In something of a departure from its traditional space, Canonical has announced a new smartphone interface for its popular operating system, Ubuntu. Canonical delivers a common OS for a series of platforms, including phone, server, cloud and more.
Canonical officials said Ubuntu gives handset OEMs and mobile operators the ability to converge phone, PC and thin client into a single enterprise “superphone.”
Ubuntu is aimed at two core mobile segments: the high-end superphone and the entry-level basic smartphone. The goal is to help operators grow the use of data among consumers who typically use only the phone and messaging functions but who might embrace the Web and email on their phones. Ubuntu also appeals to aspirational “prosumers” who want a fresh experience with faster, richer performance on a lower bill-of-materials device, Canonical said.
“We expect Ubuntu to be popular in the enterprise market, enabling customers to provision a single secure device for all PC, thin client and phone functions. Ubuntu is already the most widely used Linux enterprise desktop, with customers in a wide range of sectors focused on security, cost and manageability,” Jane Silber, CEO of Canonical, said in a statement. “We also see an opportunity in basic smartphones that are used for the phone, SMS [Short Message Service], Web and email, where Ubuntu outperforms, thanks to its native core apps and stylish presentation.”
In addition, Canonical officials said Ubuntu offers several customization options for partner apps, content and services. Operators and OEMs can easily add their own branded offerings. Canonical’s personal cloud service, Ubuntu One, provides storage and media services, file sharing and a secure transaction service, which enables partners to integrate their own service offerings easily, the company said.

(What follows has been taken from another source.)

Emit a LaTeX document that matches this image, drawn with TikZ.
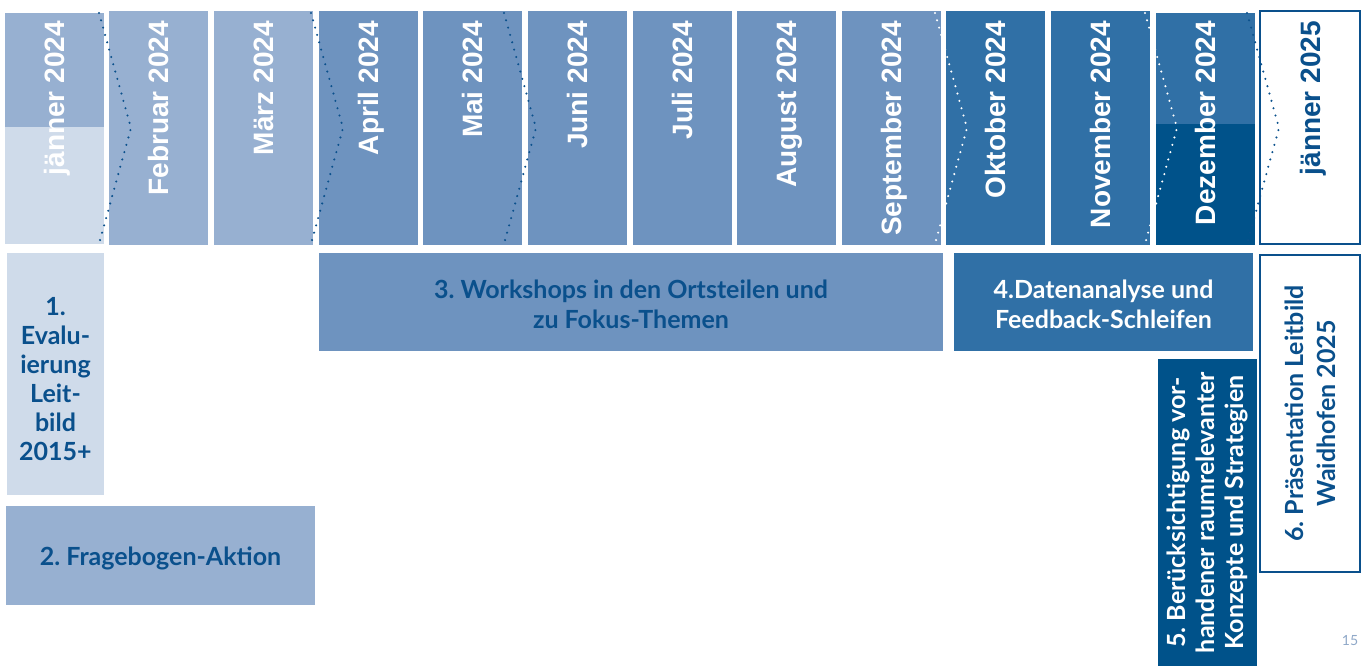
\documentclass[tikz,border=0pt]{standalone}
\usepackage{fontspec}
\setmainfont{Lato}
\newfontfamily\monthfont{Liberation Sans}
\usetikzlibrary{positioning}
\frenchspacing

\definecolor{palest}{HTML}{CFDBEA}
\definecolor{pale}{HTML}{97B0D1}
\definecolor{steel}{HTML}{6E93BF}
\definecolor{deep}{HTML}{3070A6}
\definecolor{navy}{HTML}{00528A}
\definecolor{ink}{HTML}{0A508C}
\definecolor{pagegray}{HTML}{8FA8C8}

\newcommand{\lowerby}[1]{\rule{0pt}{#1}}

\tikzset{
  month/.style={rotate=90, anchor=base east, inner sep=0pt, text=white,
    font=\monthfont\bfseries\fontsize{28}{28}\selectfont},
  phase/.style={inner sep=0pt, align=center, text=ink,
    font=\bfseries\fontsize{25}{30}\selectfont},
  dots/.style={line width=2.3pt, line cap=round, dash pattern=on 0pt off 7.6pt},
}

\begin{document}
\begin{tikzpicture}[x=1pt,y=-1pt]
\useasboundingbox (0,0) rectangle (1363,666);

% month columns
\fill[pale] (5,13) rectangle (104,127);
\fill[palest] (5,127) rectangle (104,244);
\foreach \x/\c in {109/pale,214/pale,319/steel,423/steel,528/steel,633/steel,737/steel,842/steel,946/deep,1051/deep}{\fill[\c] (\x,11) rectangle ++(99,234);}
\fill[deep] (1156,13) rectangle (1255,124);
\fill[navy] (1156,124) rectangle (1255,245);
\draw[ink, line width=2pt] (1260,11) rectangle (1360,244);

% chevrons
\foreach \x/\c in {99/ink,311/ink,504/ink,935/white,1145/white,1247/ink}{\draw[dots,\c] (\x,13) -- (\x+32,128) -- (\x,244);}

% month labels
\foreach \x/\m [count=\i] in {5/jänner 2024,109/Februar 2024,214/März 2024,319/April 2024,423/Mai 2024,528/Juni 2024,633/Juli 2024,737/August 2024,842/September 2024,946/Oktober 2024,1051/November 2024,1156/Dezember 2024}{\node[month] (m\i) at (\x+59.5,21) {\m};}
\node[month, text=ink] (m13) at (1320,21) {jänner 2025};

% phases
\node[phase, fill=palest, minimum width=97pt, minimum height=242pt, font=\bfseries\fontsize{25}{29}\selectfont] (p1) at (55.5,374) {\lowerby{28pt}1.\\Evalu-\\ierung\\Leit-\\bild\\2015+};
\node[phase, fill=pale, minimum width=309pt, minimum height=99pt] (p2) at (160.5,555.5) {\lowerby{24pt}2. Fragebogen-Aktion};
\node[phase, fill=steel, minimum width=624pt, minimum height=98pt] (p3) at (631,302) {\lowerby{23pt}3. Workshops in den Ortsteilen und\\zu Fokus-Themen};
\node[phase, fill=deep, text=white, minimum width=299pt, minimum height=98pt] (p4) at (1103.5,302) {\lowerby{23pt}4.Datenanalyse und\\Feedback-Schleifen};
\node[phase, fill=navy, text=white, rotate=90, minimum width=307pt, minimum height=99pt, font=\bfseries\fontsize{25}{29}\selectfont] (p5) at (1207.5,512.5) {5. Berücksichtigung vor-\\handener raumrelevanter\\Konzepte und Strategien};
\node[phase, draw=ink, line width=2pt, rotate=90, minimum width=317pt, minimum height=100pt, font=\bfseries\fontsize{25}{32}\selectfont] (p6) at (1310,413.5) {6. Präsentation Leitbild\\Waidhofen 2025};

\node[font=\fontsize{14}{14}\selectfont, text=pagegray] (pg) at (1350,641) {15};
\end{tikzpicture}
\end{document}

Moreover, Canonical is making it easy to build phones with Ubuntu. The company provides engineering services to offload the complexity of maintaining multiple code bases, which has proven to be a common issue for smartphone manufacturers, freeing the manufacturer to focus on hardware design and integration. For silicon vendors, Ubuntu is compatible with a typical Android Board Support Package (BSP). This means Ubuntu is ready to run on the most cost-efficient chipset designs, the company said
In bringing Ubuntu to the phone, Canonical delivers a single operating system for client, server and cloud, and a unified family of interfaces for the phone, the PC and the TV. “We are defining a new era of convergence in technology, with one unified operating system that underpins cloud computing, data centers, PCs and consumer electronics,” Mark Shuttleworth, founder of Ubuntu and vice president of products at Canonical, said in a statement.
The handset interface for Ubuntu introduces the following user experiences to the mobile market:
- edge magic in which thumb gestures from all four edges of the screen enable users to find content and switch between apps faster than other phones;
- deep content immersion in which controls appear only when the user wants them;
- global search for apps, content and products;
- voice and text commands in any application for faster access to rich capabilities;
- both native and Web or HTML5 apps; and
- evolving personalized art on the welcome screen.
Canonical serves many leading PC OEMs, including Asus, Dell, HP and Lenovo, with Ubuntu. More than 20 million desktop PCs run the OS today, and Canonical estimates that close to 10 percent of the world’s new desktops and laptops will ship with Ubuntu in 2014. Ubuntu is also wildly popular as a server platform, the number one server OS on the key major public clouds and the leading host OS for OpenStack, the open-source infrastructure as a service (IaaS) platform.